AP Photo/Lisa Marie Pane

The Columbine massacre was an unfortunate marker in American history. It really seems to have sparked the modern mass shooting epidemic in many ways. Numerous mass murderers were found to have pretty much deified the killers, referring to them as martyrs.

It was a terrible massacre and is still one of the bloodier school massacres.

Another bloody massacre wasn't American at all. It happened in Christchurch, New Zealand. In response to the shooting, the nation basically banned semi-automatic firearms across the board. Some are still in private hands but only a few hundred people in the entire nation have a license to shoot them.

For now, at least.

As we've noted previously, there's an effort underway to examine New Zealand's gun laws and possibly repeal the semi-auto ban.

Which brings us back to Columbine, strangely. It seems the father of one of those slain that day wants to warn New Zealand.

Fifteen-year-old Daniel Mauser was one of those killed in the school’s library.

Daniel’s father, Tom, has spent the last 25 years advocating for gun control in America and told The Front Page that it’s important New Zealand remain vigilant when it comes to firearms.

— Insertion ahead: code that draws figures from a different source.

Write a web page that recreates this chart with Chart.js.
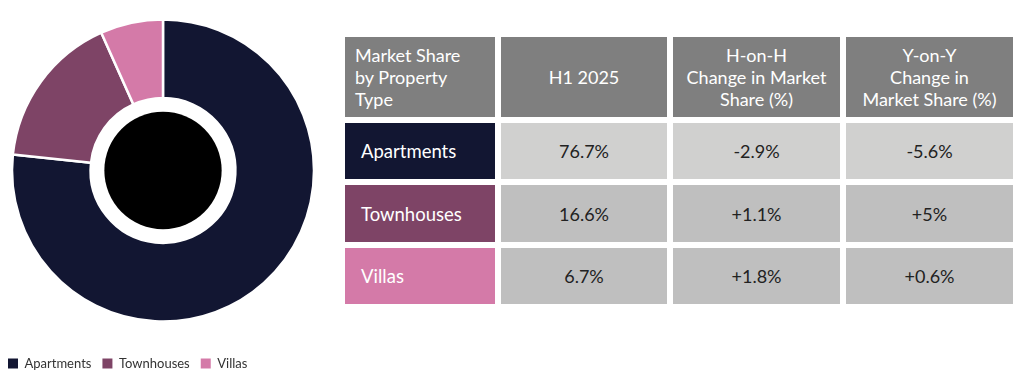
<!DOCTYPE html>
<html><head><meta charset="utf-8">
<script src="https://cdn.jsdelivr.net/npm/chart.js@4.4.1/dist/chart.umd.min.js"></script>
<style>
html,body{margin:0;padding:0;width:1024px;height:380px;overflow:hidden;background:#fff;font-family:Lato,"Open Sans",sans-serif;}
#chartWrap{position:absolute;left:-3px;top:-12px;width:332px;height:392px;}
#grid{position:absolute;left:345px;top:37px;display:grid;grid-template-columns:150px 166px 167px 167px;grid-template-rows:80px 56px 57px 56px;column-gap:6px;row-gap:6px;}
.cell{display:flex;align-items:center;justify-content:center;text-align:center;box-sizing:border-box;}
.hd{background:#7f7f7f;color:#fff;font-size:18px;line-height:22px;}
.hd.first{justify-content:flex-start;text-align:left;padding-left:10px;}
.lab{color:#fff;font-size:18.5px;justify-content:flex-start;padding-left:16px;}
.val{color:#222;font-size:18px;}
</style>
</head><body>
<div id="chartWrap"><canvas id="c"></canvas></div>
<div id="grid"></div>
<script>
const categories = ['Apartments', 'Townhouses', 'Villas'];
const shareH1_2025 = [76.7, 16.6, 6.7];
const hohChange = ['-2.9%', '+1.1%', '+1.8%'];
const yoyChange = ['-5.6%', '+5%', '+0.6%'];
const headerLabels = ['Market Share<br>by Property<br>Type', 'H1 2025', 'H-on-H<br>Change in Market<br>Share (%)', 'Y-on-Y<br>Change in<br>Market Share (%)'];
const segmentColors = ['#121632', '#7e4466', '#d47aa8'];
const valueRowColors = ['#d0d0cf', '#bfbfbf', '#bfbfbf'];

// Table built from the arrays
const grid = document.getElementById('grid');
headerLabels.forEach((h, i) => {
  const d = document.createElement('div');
  d.className = 'cell hd' + (i === 0 ? ' first' : '');
  d.innerHTML = h;
  grid.appendChild(d);
});
categories.forEach((cat, r) => {
  const lab = document.createElement('div');
  lab.className = 'cell lab';
  lab.style.background = segmentColors[r];
  lab.textContent = cat;
  grid.appendChild(lab);
  [shareH1_2025[r].toFixed(1) + '%', hohChange[r], yoyChange[r]].forEach(v => {
    const d = document.createElement('div');
    d.className = 'cell val';
    d.style.background = valueRowColors[r];
    d.textContent = v;
    grid.appendChild(d);
  });
});

const centerDisc = {
  id: 'centerDisc',
  afterDatasetsDraw(chart) {
    const arc = chart.getDatasetMeta(0).data[0];
    if (!arc) return;
    const ctx = chart.ctx;
    ctx.save();
    ctx.beginPath();
    ctx.arc(arc.x, arc.y, arc.innerRadius * 0.81, 0, Math.PI * 2);
    ctx.fillStyle = '#000';
    ctx.fill();
    ctx.restore();
  }
};

new Chart(document.getElementById('c'), {
  type: 'doughnut',
  data: {
    labels: categories,
    datasets: [{
      data: shareH1_2025,
      backgroundColor: segmentColors,
      borderColor: '#fff',
      borderWidth: 2.5
    }]
  },
  options: {
    responsive: true,
    maintainAspectRatio: false,
    animation: false,
    radius: 151,
    cutout: 79,
    layout: { padding: { top: 7, bottom: 0, left: 0, right: 0 } },
    plugins: {
      tooltip: { enabled: false },
      legend: {
        position: 'bottom',
        align: 'start',
        labels: {
          boxWidth: 10, boxHeight: 10, padding: 11,
          color: '#333',
          font: { family: 'Lato', size: 13 },
          generateLabels(chart) {
            const items = Chart.overrides.doughnut.plugins.legend.labels.generateLabels(chart);
            items.forEach(it => { it.lineWidth = 0; it.strokeStyle = it.fillStyle; });
            return items;
          }
        }
      }
    }
  },
  plugins: [centerDisc]
});
</script>
</body></html>
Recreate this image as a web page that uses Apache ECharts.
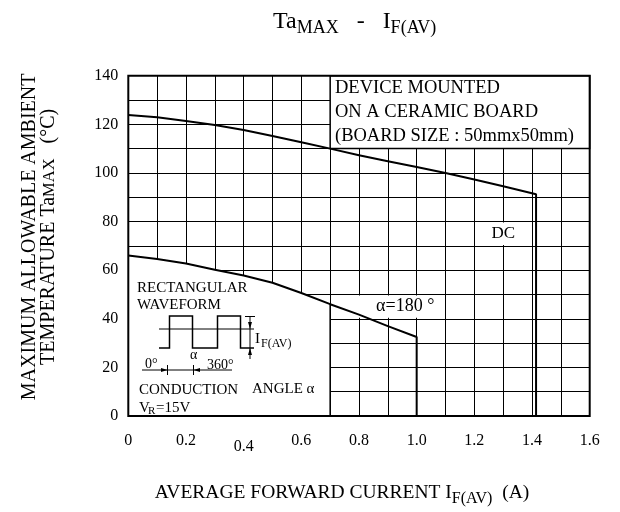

Three of the guns used by his son’s murderers were obtained through loopholes in Colorado legislation. And while the exact technicality adopted by Harris and Klebold cannot be applied in New Zealand, Mauser said everything should be done to give less opportunity to those who want to exploit the law.

“So often what killers do is they find loopholes in our laws. And if you’re going to give them an opening, they’re going to take it. And I think we have to do all we can to close those loopholes,” he said.

Using loopholes is also what [the Christchurch killer] did to make his weapons more deadly on March 15.

While [he] was not entitled to own military-style semi-automatic firearms with his standard firearms licence, he was able to legally acquire both the rifles and the large-capacity magazines separately.

Not having an E endorsement meant it was illegal for him to put those large-capacity magazines into his semi-automatic rifles. But he was able to do so anyway.

Except the Christchurch killer broke the gun control laws on the books. That's not a loophole, it's a violation of existing law.

The Columbine killers also broke the law, having someone else buy the gun for them. That's a straw purchase. It's not a loophole, it's flat-out illegal.

New Zealand, however, isn't Colorado.

Prior to Christchurch, there hadn't been a mass murder by firearm in New Zealand since 1997. From 1990 to 1997, there were six total, and the one previous to that was way back in 1951. In other words, with a brief exception during the 1990s, New Zealand didn't have a lot of mass shootings, even with relatively ready access to semi-automatic firearms.

They've had one since Christchurch, though. The killer used a pump-action shotgun, which is kind of the point here.

You see, while I get that Mauser is still shaken by his son's murder, the truth is that a bad guy doesn't need a semi-automatic to murder a bunch of people. That's especially true in a society like New Zealand where they're not especially known for their gun culture. There aren't likely to be many people who can fight back.

Mauser, however, is like many other survivors of those killed in mass murders. He's looking to blame someone or something and anti-gunners were ready to provide someone he could blame.

Let's remember a few things that Mauser neglects to mention in his discussion of New Zealand's gun laws.

First, Columbine happened smack dab in the middle of the era when the Assault Weapon Ban was in effect. In fact, the killers didn't use AR-15s or anything of the sort. One weapon used by them was a pistol-caliber carbine, as well as a couple of handguns and a couple of different shotguns. Again, they were also too young to obtain the firearms legally, so they got them illegally.

Gun laws failed in Columbine. They failed in Christchurch. They fail time and time again.

So Mauser needs to wake up to that fact and recognize that the two people responsible for his boy's murder are dead and the world is a better place because they're dead. It's not because of guns, so he do well to stay out of New Zealand's discussion here. He clearly doesn't understand the topic he's spent a quarter of a century discussing.